Well, then you aren’t actually measuring the time taken to execute the kernels. Kernel launches are asynchronous, the CPU code continues to execute while the GPU runs kernels. The driver is capable of queing up a hundreds of kernel calls in a row without blocking the CPU.
I’m interested in measure the overall time needed to solve a particular problem (not interested in how much a given kernel will take to execute). I will need to know the rms to decide when to stop and getting these 4 bytes will increases extremely the time needed to solve the problem. :(
He has a call to cudaMemcpy at the end of the loop
cudaMemcpy(&rms, dRMS, sizeof(float), cudaMemcpyDeviceToHost);
the measurements should be fine no?
I have a similar problem (simulated annealing - neural networks) and I found that it was faster to set a flag along with the RMS calculation which would tell the device what to do next. For me, seemed like the only solution was to make the decision on the device.
I’m new to this though, so there is probably a better solution.
Tim
Yes, I know.
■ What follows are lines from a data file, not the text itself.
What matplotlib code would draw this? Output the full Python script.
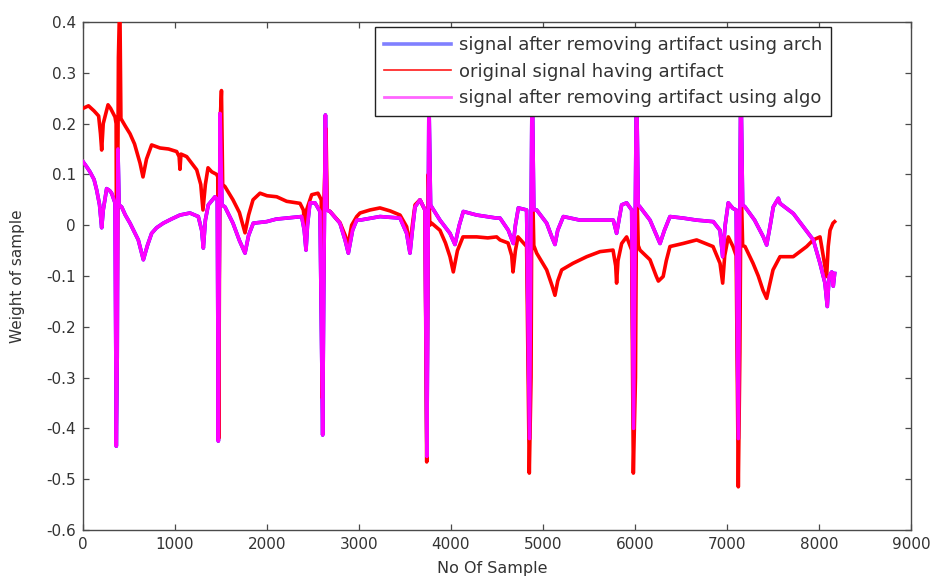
import matplotlib
matplotlib.use("Agg")
import matplotlib.pyplot as plt
from matplotlib.lines import Line2D

# ---------------- data ----------------
red_x = [0, 60, 120, 170, 190, 203, 220, 272, 300, 348,
         360, 368, 385, 400, 412,
         460, 511, 560, 620, 652, 690, 746, 837, 930, 1018, 1045, 1054, 1065, 1127,
         1236, 1280, 1304, 1330, 1359, 1400, 1453,
         1465, 1475, 1490, 1505, 1518,
         1543, 1630, 1700, 1761, 1800, 1848, 1924, 2000, 2105, 2214, 2359, 2395,
         2413, 2430, 2486, 2554, 2590,
         2600, 2620, 2641, 2655,
         2685, 2793, 2850, 2880, 2920, 2975, 3011, 3120, 3228, 3340, 3446, 3518,
         3554, 3580, 3609, 3663, 3717,
         3736, 3753, 3770,
         3790, 3880, 3940, 3989, 4025, 4070, 4130, 4279, 4400, 4496, 4533, 4620,
         4660, 4674, 4700, 4728, 4822,
         4851, 4870, 4880, 4900,
         4931, 5040, 5100, 5130, 5160, 5203, 5326, 5475, 5620, 5761, 5790, 5800,
         5815, 5855, 5909, 5964,
         5982, 6005, 6018, 6035,
         6054, 6163, 6230, 6254, 6306, 6340, 6380, 6522, 6670, 6848, 6924, 6953,
         6975, 7014, 7065, 7100,
         7123, 7140, 7152, 7170,
         7196, 7283, 7340, 7391, 7431, 7460, 7500, 7576, 7720, 7866, 7937, 8011,
         8029, 8065, 8083, 8100, 8120, 8152, 8170]
red_y = [0.230, 0.235, 0.225, 0.215, 0.180, 0.148, 0.200, 0.237, 0.230, 0.213,
         0.200, -0.260, 0.330, 0.450, 0.210,
         0.195, 0.180, 0.160, 0.122, 0.095, 0.130, 0.158, 0.152, 0.150, 0.145, 0.135, 0.110, 0.140, 0.135,
         0.109, 0.080, 0.030, 0.080, 0.113, 0.105, 0.100,
         0.095, -0.420, 0.200, 0.265, 0.080,
         0.076, 0.050, 0.025, -0.015, 0.020, 0.050, 0.063, 0.058, 0.056, 0.047, 0.043, 0.030,
         0.000, 0.030, 0.060, 0.063, 0.050,
         -0.340, 0.050, 0.190, 0.030,
         0.027, 0.005, -0.020, -0.040, 0.000, 0.017, 0.024, 0.030, 0.034, 0.028, 0.020, -0.003,
         -0.040, 0.000, 0.040, 0.050, 0.030,
         -0.466, 0.100, 0.000,
         0.004, -0.010, -0.035, -0.062, -0.092, -0.050, -0.023, -0.023, -0.025, -0.023, -0.029, -0.035,
         -0.060, -0.092, -0.050, -0.023, -0.042,
         -0.488, -0.300, 0.135, -0.040,
         -0.055, -0.088, -0.120, -0.138, -0.110, -0.088, -0.075, -0.062, -0.052, -0.049, -0.080, -0.114,
         -0.070, -0.036, -0.023, -0.049,
         -0.488, -0.300, 0.095, -0.040,
         -0.049, -0.068, -0.100, -0.110, -0.101, -0.070, -0.042, -0.036, -0.029, -0.042, -0.075, -0.114,
         -0.060, -0.023, -0.042, -0.060,
         -0.515, -0.250, 0.095, -0.040,
         -0.042, -0.075, -0.100, -0.128, -0.144, -0.120, -0.088, -0.062, -0.062, -0.042, -0.029, -0.023,
         -0.042, -0.082, -0.101, -0.042, -0.010, 0.004, 0.007]

algo_x = [0, 40, 76, 120, 149, 180, 203, 220, 257, 290, 311, 348,
          362, 372, 380, 392,
          420, 460, 511, 601, 656, 700, 746, 800, 873, 960, 1054, 1163, 1253, 1290,
          1308, 1330, 1362, 1435, 1460,
          1471, 1490, 1510,
          1543, 1630, 1700, 1761, 1800, 1851, 1996, 2100, 2214, 2377, 2405, 2424,
          2440, 2467, 2522, 2576,
          2605, 2618, 2635, 2650,
          2685, 2793, 2850, 2884, 2930, 2975, 3011, 3228, 3446, 3518, 3554, 3580,
          3609, 3663, 3717,
          3738, 3760, 3778,
          3790, 3880, 3989, 4043, 4090, 4134, 4279, 4496, 4533, 4623, 4677, 4700,
          4732, 4822,
          4853, 4882, 4900,
          4931, 5040, 5100, 5130, 5160, 5221, 5402, 5620, 5764, 5800, 5855, 5909, 5964,
          5984, 6016, 6035,
          6054, 6163, 6272, 6320, 6380, 6522, 6670, 6851, 6924, 6953, 6980, 7014,
          7065, 7100,
          7123, 7150, 7170,
          7196, 7300, 7395, 7431, 7470, 7503, 7558, 7576, 7721, 7830, 7938, 8011,
          8065, 8090, 8110, 8138, 8155, 8170]
algo_y = [0.125, 0.115, 0.105, 0.090, 0.069, 0.040, -0.005, 0.030, 0.072, 0.068, 0.063, 0.044,
          -0.435, -0.260, 0.150, 0.040,
          0.036, 0.020, 0.004, -0.029, -0.068, -0.040, -0.016, -0.005, 0.004, 0.012, 0.020, 0.024, 0.017, -0.010,
          -0.045, 0.010, 0.040, 0.056, 0.050,
          -0.425, 0.220, 0.040,
          0.036, 0.004, -0.030, -0.055, -0.020, 0.004, 0.007, 0.012, 0.014, 0.017, -0.010, -0.049,
          0.000, 0.044, 0.044, 0.027,
          -0.413, -0.100, 0.217, 0.030,
          0.027, 0.004, -0.030, -0.055, -0.010, 0.010, 0.010, 0.017, 0.014, -0.016, -0.055, -0.010,
          0.036, 0.050, 0.030,
          -0.455, 0.250, 0.040,
          0.036, 0.010, -0.016, -0.038, 0.000, 0.027, 0.020, 0.014, 0.014, -0.010, -0.036, 0.000,
          0.034, 0.030,
          -0.420, 0.300, 0.030,
          0.030, 0.004, -0.025, -0.038, -0.010, 0.017, 0.010, 0.010, 0.010, -0.016, 0.040, 0.044, 0.030,
          -0.400, 0.300, 0.040,
          0.036, 0.010, -0.036, -0.010, 0.017, 0.014, 0.010, 0.007, -0.010, -0.062, 0.000, 0.044,
          0.033, 0.030,
          -0.420, 0.300, 0.040,
          0.036, 0.010, -0.023, -0.039, 0.000, 0.036, 0.053, 0.043, 0.023, -0.003, -0.029, -0.075,
          -0.114, -0.160, -0.101, -0.092, -0.120, -0.095]

# the "arch" result lies under the "algo" result almost everywhere
arch_x = list(algo_x)
arch_y = list(algo_y)

x_ticks = [0, 1000, 2000, 3000, 4000, 5000, 6000, 7000, 8000, 9000]
y_ticks = [0.4, 0.3, 0.2, 0.1, 0.0, -0.1, -0.2, -0.3, -0.4, -0.5, -0.6]
y_tick_labels = ["0.4", "0.3", "0.2", "0.1", "0", "-0.1", "-0.2", "-0.3", "-0.4", "-0.5", "-0.6"]
legend_labels = ["signal after removing artifact using arch",
                 "original signal having artifact",
                 "signal after removing artifact using algo"]

# ---------------- figure ----------------
plt.rcParams['font.family'] = ['DejaVu Sans']
W, H = 935, 580
fig = plt.figure(figsize=(W / 100, H / 100), dpi=100)
ax = fig.add_axes([83 / W, 1 - 530 / H, 828 / W, 508 / H])

ax.plot(arch_x, arch_y, color='#0000ff', lw=2.6, zorder=2)
ax.plot(red_x, red_y, color='#ff0000', lw=2.6, zorder=3)
ax.plot(algo_x, algo_y, color='#ff00ff', lw=2.6, zorder=4)

ax.set_xlim(0, 9000)
ax.set_ylim(-0.6, 0.4)
ax.set_xticks(x_ticks)
ax.set_xticklabels([str(t) for t in x_ticks])
ax.set_yticks(y_ticks)
ax.set_yticklabels(y_tick_labels)

axis_col = '#4a4a4a'
for s in ax.spines.values():
    s.set_color(axis_col)
    s.set_linewidth(1.0)
ax.tick_params(direction='in', length=4, width=0.9, color=axis_col,
               top=True, right=True, labelsize=11, labelcolor='#333333', pad=5)

ax.set_xlabel("No Of Sample", fontsize=11.5, color='#333333')
ax.xaxis.set_label_coords(0.494, -0.062)
ax.set_ylabel("Weight of sample", fontsize=11, color='#333333')
ax.yaxis.set_label_coords(-0.07, 0.5)

handles = [Line2D([], [], color='#8080ff', lw=2.6),
           Line2D([], [], color='#ff1a1a', lw=1.2),
           Line2D([], [], color='#ff66ff', lw=2.0)]
leg = ax.legend(handles, legend_labels, loc='upper left',
                bbox_to_anchor=(292 / 828, 503 / 508), borderaxespad=0,
                fontsize=13, handlelength=3.7, handletextpad=0.45,
                labelspacing=0.48, borderpad=0.5, fancybox=False,
                framealpha=1, edgecolor='#222222')
leg.get_frame().set_linewidth(1.0)
for t in leg.get_texts():
    t.set_color('#333333')
leg.set_zorder(10)

fig.savefig("out.png", dpi=100)
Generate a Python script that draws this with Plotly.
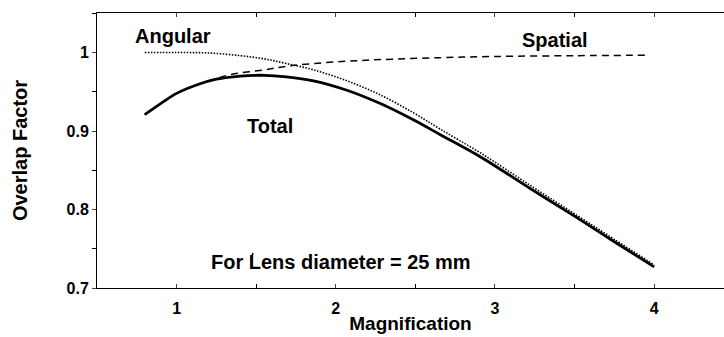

And what I keep trying to tell you is if you have
measure time1
for (int i = 1; i < 1000; i++)
kerenel<<<grid,threads>>>(args)
measure time2
then time2 - time1 is NOT the time taken to execute 1000 kernels. It is the time taken to execute N kernels where N < 1000 and undefined (likely only a couple hundred, maybe as much as 900). Therefore, you are not measuring the time for your whole problem, you are measuring an undefined quantity.
Indeed. When the memcpy is there, the measurements are correct. However, this entire discussion is attempting to answer the question why the time is so much higher with the memcpy compared to when the memcpy is commented out :)
I can do the decision at the device, but how will I inform the host to stop (That’s why I asked before if I could access host memory from a kernel - but I think its not possible). Did you solve this?
Hopefully version 2.2 will allow me to solve this situation with the zero copy.
Cuda 2.2 seems to alleviate this problem. Results for a different device GeForce 8600 GT:
device...................: 0
Name.....................: GeForce 8600 GT [1188Mhz - supports CUDA 1.1]
Multi-Processors.........: 4
Global mem...............: 536870912
Const mem................: 65536
Shared mem per block.....: 16384
Regs per block...........: 8192
Max threads per block....: 512
Max threads dim..........: (512,512,64)
Max grid size............: (65535,65535,1)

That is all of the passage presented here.